ADAM#

class ADAM(maxiter=10000, tol=1e-06, lr=0.001, beta_1=0.9, beta_2=0.99, noise_factor=1e-08, eps=1e-10, amsgrad=False, snapshot_dir=None)[source]#

Bases: Optimizer

Adam and AMSGRAD optimizers.

Adam [1] is a gradient-based optimization algorithm that is relies on adaptive estimates of lower-order moments. The algorithm requires little memory and is invariant to diagonal rescaling of the gradients. Furthermore, it is able to cope with non-stationary objective functions and noisy and/or sparse gradients.

AMSGRAD [2] (a variant of Adam) uses a ‘long-term memory’ of past gradients and, thereby, improves convergence properties.

References

[1]: Kingma, Diederik & Ba, Jimmy (2014), Adam: A Method for Stochastic Optimization.: arXiv:1412.6980
[2]: Sashank J. Reddi and Satyen Kale and Sanjiv Kumar (2018),: On the Convergence of Adam and Beyond. arXiv:1904.09237

Parameters:

maxiter (int) – Maximum number of iterations
tol (float) – Tolerance for termination
lr (float) – Value >= 0, Learning rate.
beta_1 (float) – Value in range 0 to 1, Generally close to 1.
beta_2 (float) – Value in range 0 to 1, Generally close to 1.
noise_factor (float) – Value >= 0, Noise factor
eps (float) – Value >=0, Epsilon to be used for finite differences if no analytic gradient method is given.
amsgrad (bool) – True to use AMSGRAD, False if not
snapshot_dir (str | None) – If not None save the optimizer’s parameter after every step to the given directory

Attributes

bounds_support_level#: Returns bounds support level

gradient_support_level#: Returns gradient support level

initial_point_support_level#: Returns initial point support level

is_bounds_ignored#: Returns is bounds ignored

is_bounds_required#: Returns is bounds required

is_bounds_supported#: Returns is bounds supported

is_gradient_ignored#: Returns is gradient ignored

is_gradient_required#: Returns is gradient required

is_gradient_supported#: Returns is gradient supported

is_initial_point_ignored#: Returns is initial point ignored

is_initial_point_required#: Returns is initial point required

is_initial_point_supported#: Returns is initial point supported

setting#: Return setting

settings#

Methods

get_support_level()[source]#: Return support level dictionary

static gradient_num_diff(x_center, f, epsilon, max_evals_grouped=None)#

We compute the gradient with the numeric differentiation in the parallel way, around the point x_center.

Parameters:

x_center (ndarray) – point around which we compute the gradient
f (func) – the function of which the gradient is to be computed.
epsilon (float) – the epsilon used in the numeric differentiation.
max_evals_grouped (int) – max evals grouped, defaults to 1 (i.e. no batching).

Returns:

the gradient computed

Return type:

grad

load_params(load_dir)[source]#

Load iteration parameters for a file called adam_params.csv.

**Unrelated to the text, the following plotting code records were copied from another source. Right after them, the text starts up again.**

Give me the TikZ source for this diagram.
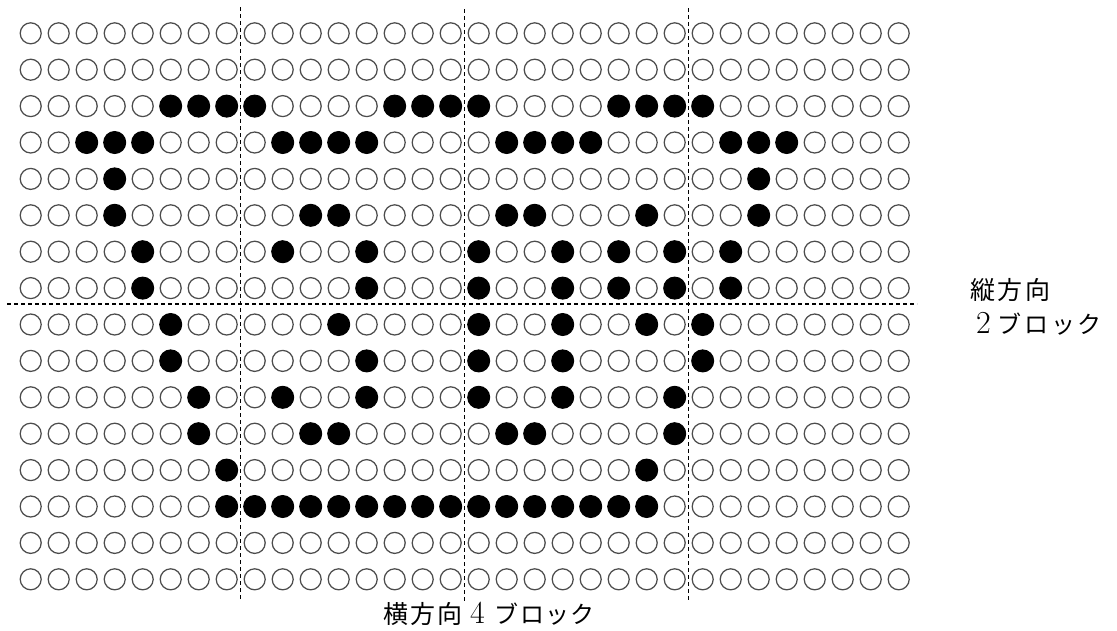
\documentclass[tikz,border=0pt]{standalone}
\usepackage{fontspec}
\newfontfamily\jp{Noto Sans CJK JP}
\makeatletter
\newcommand\dotnode[3]{%
  \edef\dn@tmp{\noexpand\in@{.#2.}{.#3.}}\dn@tmp
  \ifin@
    \node[dotfull] (d-#1-#2) at ({30.7+(#2-1)*28},{33.3+(#1-1)*36.4}) {};
  \else
    \node[dotopen] (d-#1-#2) at ({30.7+(#2-1)*28},{33.3+(#1-1)*36.4}) {};
  \fi}
\makeatother
\tikzset{
  dotopen/.style={circle, draw=black!70, line width=1.25pt, minimum size=21pt, inner sep=0pt},
  dotfull/.style={circle, draw=black, fill=black, line width=1pt, minimum size=22pt, inner sep=0pt},
  divider/.style={draw=black, line width=1.1pt, dash pattern=on 4pt off 3pt},
  lbl/.style={inner sep=0pt, anchor=west}
}
\begin{document}
\begin{tikzpicture}[x=1pt,y=-1pt]
\useasboundingbox (0,0) rectangle (1117,630);
\foreach \rr/\cols in {
  1/0,
  2/0,
  3/6.7.8.9.14.15.16.17.22.23.24.25,
  4/3.4.5.10.11.12.13.18.19.20.21.26.27.28,
  5/4.27,
  6/4.11.12.18.19.23.27,
  7/5.10.13.17.20.22.24.26,
  8/5.13.17.20.22.24.26,
  9/6.12.17.20.23.25,
  10/6.13.17.20.25,
  11/7.10.13.17.20.24,
  12/7.11.12.18.19.24,
  13/8.23,
  14/8.9.10.11.12.13.14.15.16.17.18.19.20.21.22.23,
  15/0,
  16/0}{
  \foreach \cc in {1,...,32}{
    \dotnode{\rr}{\cc}{\cols}
  }
}
% dividers
\coordinate (v1t) at (240.7,7);  \coordinate (v1b) at (240.7,600);
\coordinate (v2t) at (464.7,9);  \coordinate (v2b) at (464.7,602);
\coordinate (v3t) at (688.7,8);  \coordinate (v3b) at (688.7,600);
\coordinate (ht) at (7,304);     \coordinate (hb) at (917,304);
\draw[divider] (v1t) -- (v1b);
\draw[divider] (v2t) -- (v2b);
\draw[divider] (v3t) -- (v3b);
\draw[divider] (ht) -- (hb);
% labels
\node[lbl] (tv1) at (970,290) {\jp\fontsize{25}{25}\selectfont\makebox[80pt][s]{縦\hfill 方\hfill 向}};
\node[lbl] (tv2) at (976,324) {{\rmfamily\fontsize{32}{32}\selectfont 2}\hspace{7pt}\jp\fontsize{24}{24}\selectfont\makebox[104pt][s]{ブ\hfill ロ\hfill ッ\hfill ク}};
\node[lbl] (th) at (383,614) {\jp\fontsize{25}{25}\selectfont\makebox[79pt][s]{横\hfill 方\hfill 向}\hspace{8pt}{\rmfamily\fontsize{32}{32}\selectfont 4}\hspace{10pt}\jp\fontsize{24}{24}\selectfont\makebox[100pt][s]{ブ\hfill ロ\hfill ッ\hfill ク}};
\end{tikzpicture}
\end{document}
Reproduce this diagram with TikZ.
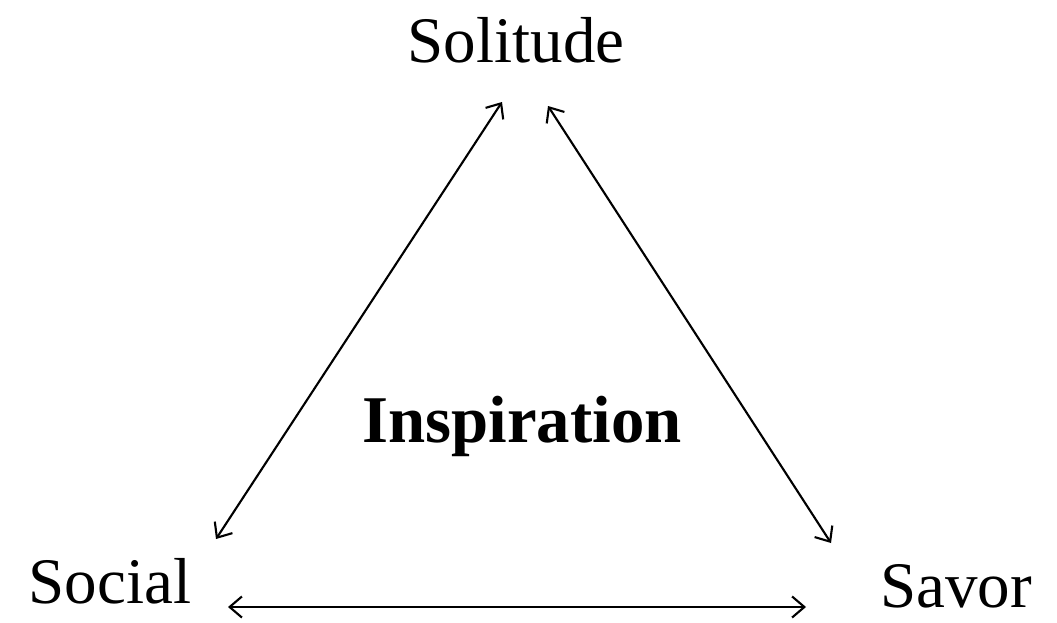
\documentclass[tikz,border=0pt]{standalone}
\usepackage{fontspec}
\setmainfont{Liberation Serif}
\usetikzlibrary{arrows.meta}

\begin{document}
\begin{tikzpicture}[
  x=0.02cm, y=-0.02cm,
  lbl/.style={font=\fontsize{37}{40}\selectfont, anchor=base, inner sep=0pt},
  core/.style={font=\fontsize{38}{42}\selectfont\bfseries, anchor=base, inner sep=0pt},
  arr/.style={{Straight Barb[length=7pt,width=12pt]}-{Straight Barb[length=7pt,width=12pt]},
    line width=1.2pt, draw=black},
]
\useasboundingbox (0,0) rectangle (1057,622);
% corners
\node[lbl] (sol) at (516,62) {Solitude};
\node[lbl] (soc) at (110,603) {Social};
\node[lbl] (sav) at (956,607) {Savor};
\node[core] (insp) at (522,442) {Inspiration};
% arrow ends
\coordinate (sol-l) at (502,102);
\coordinate (sol-r) at (548,106);
\coordinate (soc-t) at (216,539);
\coordinate (soc-r) at (228,607);
\coordinate (sav-t) at (831,543);
\coordinate (sav-l) at (806,607);
% edges
\draw[arr] (sol-l) -- (soc-t);
\draw[arr] (sol-r) -- (sav-t);
\draw[arr] (soc-r) -- (sav-l);
\end{tikzpicture}
\end{document}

Parameters:: load_dir (str) – The directory containing adam_params.csv.

minimize(fun, x0, jac=None, bounds=None)[source]#

Minimize the scalar function.

Parameters:

fun (Callable[[POINT], float]) – The scalar function to minimize.
x0 (POINT) – The initial point for the minimization.
jac (Callable[[POINT], POINT] | None) – The gradient of the scalar function fun.
bounds (list[tuple[float, float]] | None) – Bounds for the variables of fun. This argument might be ignored if the optimizer does not support bounds.

Returns:

The result of the optimization, containing e.g. the result as attribute x.

Return type:

OptimizerResult

print_options()#: Print algorithm-specific options.

save_params(snapshot_dir)[source]#

Save the current iteration parameters to a file called adam_params.csv.

Note

The current parameters are appended to the file, if it exists already. The file is not overwritten.

Parameters:: snapshot_dir (str) – The directory to store the file in.

set_max_evals_grouped(limit)#: Set max evals grouped

set_options(**kwargs)#

Sets or updates values in the options dictionary.

The options dictionary may be used internally by a given optimizer to pass additional optional values for the underlying optimizer/optimization function used. The options dictionary may be initially populated with a set of key/values when the given optimizer is constructed.

Parameters:: kwargs (dict) – options, given as name=value.

static wrap_function(function, args)#

Wrap the function to implicitly inject the args at the call of the function.

Parameters:

function (func) – the target function
args (tuple) – the args to be injected

Returns:

wrapper

Return type:

function_wrapper